(SET PROBLEM):
Start at the line containing "Generate a LaTeX", stop at the line containing "text=black] (jvmlabel) at", and set down every line in that stretch exactly as written, and nothing else.

•••

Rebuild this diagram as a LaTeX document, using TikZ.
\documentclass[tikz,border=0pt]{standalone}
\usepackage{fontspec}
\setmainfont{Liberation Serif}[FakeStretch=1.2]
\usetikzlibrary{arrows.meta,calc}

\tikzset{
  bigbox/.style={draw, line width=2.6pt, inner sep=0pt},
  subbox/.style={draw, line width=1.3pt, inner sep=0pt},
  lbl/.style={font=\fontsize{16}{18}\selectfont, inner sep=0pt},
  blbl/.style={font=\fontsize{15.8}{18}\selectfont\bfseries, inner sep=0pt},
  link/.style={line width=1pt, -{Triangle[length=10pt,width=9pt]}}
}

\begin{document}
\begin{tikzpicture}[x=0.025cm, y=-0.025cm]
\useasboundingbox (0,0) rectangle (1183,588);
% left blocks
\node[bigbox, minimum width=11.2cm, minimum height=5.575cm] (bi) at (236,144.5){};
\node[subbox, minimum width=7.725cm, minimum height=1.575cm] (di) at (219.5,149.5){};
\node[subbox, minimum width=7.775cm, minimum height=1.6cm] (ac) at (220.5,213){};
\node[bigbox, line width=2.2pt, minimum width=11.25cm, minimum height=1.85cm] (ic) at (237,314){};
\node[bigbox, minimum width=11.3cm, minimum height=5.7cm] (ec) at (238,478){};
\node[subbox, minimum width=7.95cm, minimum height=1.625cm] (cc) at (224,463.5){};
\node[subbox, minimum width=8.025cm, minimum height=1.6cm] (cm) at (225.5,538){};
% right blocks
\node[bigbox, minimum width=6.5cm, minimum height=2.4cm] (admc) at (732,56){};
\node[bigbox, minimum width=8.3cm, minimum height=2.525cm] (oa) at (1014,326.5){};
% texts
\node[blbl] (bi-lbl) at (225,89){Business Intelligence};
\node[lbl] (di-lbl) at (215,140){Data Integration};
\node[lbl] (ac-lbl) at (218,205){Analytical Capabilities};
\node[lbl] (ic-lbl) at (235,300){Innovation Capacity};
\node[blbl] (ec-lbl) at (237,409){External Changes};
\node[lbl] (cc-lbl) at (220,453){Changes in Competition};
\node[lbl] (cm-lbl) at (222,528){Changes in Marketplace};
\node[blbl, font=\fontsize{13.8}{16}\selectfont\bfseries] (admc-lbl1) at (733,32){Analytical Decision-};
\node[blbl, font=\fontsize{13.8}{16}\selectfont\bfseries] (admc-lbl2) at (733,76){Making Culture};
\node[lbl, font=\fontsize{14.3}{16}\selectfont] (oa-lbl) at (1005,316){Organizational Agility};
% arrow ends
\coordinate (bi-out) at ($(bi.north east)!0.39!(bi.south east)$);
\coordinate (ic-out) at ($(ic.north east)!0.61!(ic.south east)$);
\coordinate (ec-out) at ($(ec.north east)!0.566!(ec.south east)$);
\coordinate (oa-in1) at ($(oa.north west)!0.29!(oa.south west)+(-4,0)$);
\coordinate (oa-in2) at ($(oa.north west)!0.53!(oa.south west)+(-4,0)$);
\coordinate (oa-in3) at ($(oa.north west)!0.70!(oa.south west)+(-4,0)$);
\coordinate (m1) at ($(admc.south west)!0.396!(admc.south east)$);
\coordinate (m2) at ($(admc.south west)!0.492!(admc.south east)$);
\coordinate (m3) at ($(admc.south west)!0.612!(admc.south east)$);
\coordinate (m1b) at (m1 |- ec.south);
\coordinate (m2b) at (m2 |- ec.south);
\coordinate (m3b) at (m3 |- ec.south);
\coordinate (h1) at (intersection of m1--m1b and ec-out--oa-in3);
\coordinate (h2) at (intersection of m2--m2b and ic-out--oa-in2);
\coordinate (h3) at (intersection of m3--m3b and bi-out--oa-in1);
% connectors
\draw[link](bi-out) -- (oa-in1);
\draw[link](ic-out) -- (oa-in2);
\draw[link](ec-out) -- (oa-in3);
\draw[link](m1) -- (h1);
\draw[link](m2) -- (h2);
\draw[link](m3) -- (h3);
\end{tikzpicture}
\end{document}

•••

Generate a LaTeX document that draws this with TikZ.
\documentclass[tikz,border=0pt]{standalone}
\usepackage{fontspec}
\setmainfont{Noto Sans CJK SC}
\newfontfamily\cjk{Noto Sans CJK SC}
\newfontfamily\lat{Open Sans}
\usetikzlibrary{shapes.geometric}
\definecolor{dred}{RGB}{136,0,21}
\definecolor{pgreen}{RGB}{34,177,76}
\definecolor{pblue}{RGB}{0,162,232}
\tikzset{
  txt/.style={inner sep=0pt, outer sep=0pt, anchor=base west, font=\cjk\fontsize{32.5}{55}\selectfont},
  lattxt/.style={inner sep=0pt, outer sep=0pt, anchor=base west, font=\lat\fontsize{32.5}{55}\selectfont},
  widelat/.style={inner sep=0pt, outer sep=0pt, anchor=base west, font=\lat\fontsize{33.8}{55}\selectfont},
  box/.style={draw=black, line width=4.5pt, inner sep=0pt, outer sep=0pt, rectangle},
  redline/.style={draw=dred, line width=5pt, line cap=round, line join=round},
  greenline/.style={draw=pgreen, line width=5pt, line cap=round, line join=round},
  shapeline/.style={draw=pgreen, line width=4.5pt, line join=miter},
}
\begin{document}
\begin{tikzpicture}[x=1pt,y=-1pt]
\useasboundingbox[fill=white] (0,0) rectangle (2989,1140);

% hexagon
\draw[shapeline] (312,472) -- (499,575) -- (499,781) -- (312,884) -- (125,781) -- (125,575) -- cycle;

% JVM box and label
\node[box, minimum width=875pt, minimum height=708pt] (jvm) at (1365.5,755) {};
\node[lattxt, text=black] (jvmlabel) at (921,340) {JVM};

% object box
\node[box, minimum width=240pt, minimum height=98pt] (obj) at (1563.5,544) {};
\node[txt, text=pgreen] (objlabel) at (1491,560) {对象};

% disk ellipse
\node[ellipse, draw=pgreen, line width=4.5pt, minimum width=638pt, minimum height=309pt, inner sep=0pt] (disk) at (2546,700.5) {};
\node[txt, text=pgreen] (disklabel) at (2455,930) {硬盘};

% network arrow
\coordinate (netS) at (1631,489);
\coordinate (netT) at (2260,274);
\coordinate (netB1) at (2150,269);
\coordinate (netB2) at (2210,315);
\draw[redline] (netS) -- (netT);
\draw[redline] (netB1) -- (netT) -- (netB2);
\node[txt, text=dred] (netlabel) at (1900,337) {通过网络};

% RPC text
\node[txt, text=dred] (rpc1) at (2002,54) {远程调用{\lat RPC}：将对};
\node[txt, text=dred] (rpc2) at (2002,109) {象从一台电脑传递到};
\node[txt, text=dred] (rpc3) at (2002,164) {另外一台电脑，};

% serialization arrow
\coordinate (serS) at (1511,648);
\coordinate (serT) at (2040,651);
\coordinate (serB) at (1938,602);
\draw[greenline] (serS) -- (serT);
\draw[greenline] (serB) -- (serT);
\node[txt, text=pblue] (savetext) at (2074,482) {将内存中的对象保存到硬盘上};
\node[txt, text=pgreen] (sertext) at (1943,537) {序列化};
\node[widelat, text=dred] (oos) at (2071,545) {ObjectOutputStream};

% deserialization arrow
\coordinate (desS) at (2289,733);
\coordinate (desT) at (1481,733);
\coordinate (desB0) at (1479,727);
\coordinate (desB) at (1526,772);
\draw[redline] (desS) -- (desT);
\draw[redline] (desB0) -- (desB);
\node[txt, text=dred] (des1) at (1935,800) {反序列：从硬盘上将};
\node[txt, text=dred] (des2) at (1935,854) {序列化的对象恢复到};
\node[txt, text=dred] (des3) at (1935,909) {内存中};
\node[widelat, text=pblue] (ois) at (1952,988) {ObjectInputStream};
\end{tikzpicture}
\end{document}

•••

(CORRECT OUTPUT):
Generate a LaTeX document that draws this with TikZ.
\documentclass[tikz,border=0pt]{standalone}
\usepackage{fontspec}
\setmainfont{Noto Sans CJK SC}
\newfontfamily\cjk{Noto Sans CJK SC}
\newfontfamily\lat{Open Sans}
\usetikzlibrary{shapes.geometric}
\definecolor{dred}{RGB}{136,0,21}
\definecolor{pgreen}{RGB}{34,177,76}
\definecolor{pblue}{RGB}{0,162,232}
\tikzset{
  txt/.style={inner sep=0pt, outer sep=0pt, anchor=base west, font=\cjk\fontsize{32.5}{55}\selectfont},
  lattxt/.style={inner sep=0pt, outer sep=0pt, anchor=base west, font=\lat\fontsize{32.5}{55}\selectfont},
  widelat/.style={inner sep=0pt, outer sep=0pt, anchor=base west, font=\lat\fontsize{33.8}{55}\selectfont},
  box/.style={draw=black, line width=4.5pt, inner sep=0pt, outer sep=0pt, rectangle},
  redline/.style={draw=dred, line width=5pt, line cap=round, line join=round},
  greenline/.style={draw=pgreen, line width=5pt, line cap=round, line join=round},
  shapeline/.style={draw=pgreen, line width=4.5pt, line join=miter},
}
\begin{document}
\begin{tikzpicture}[x=1pt,y=-1pt]
\useasboundingbox[fill=white] (0,0) rectangle (2989,1140);

% hexagon
\draw[shapeline] (312,472) -- (499,575) -- (499,781) -- (312,884) -- (125,781) -- (125,575) -- cycle;

% JVM box and label
\node[box, minimum width=875pt, minimum height=708pt] (jvm) at (1365.5,755) {};
\node[lattxt, text=black] (jvmlabel) at (921,340) {JVM};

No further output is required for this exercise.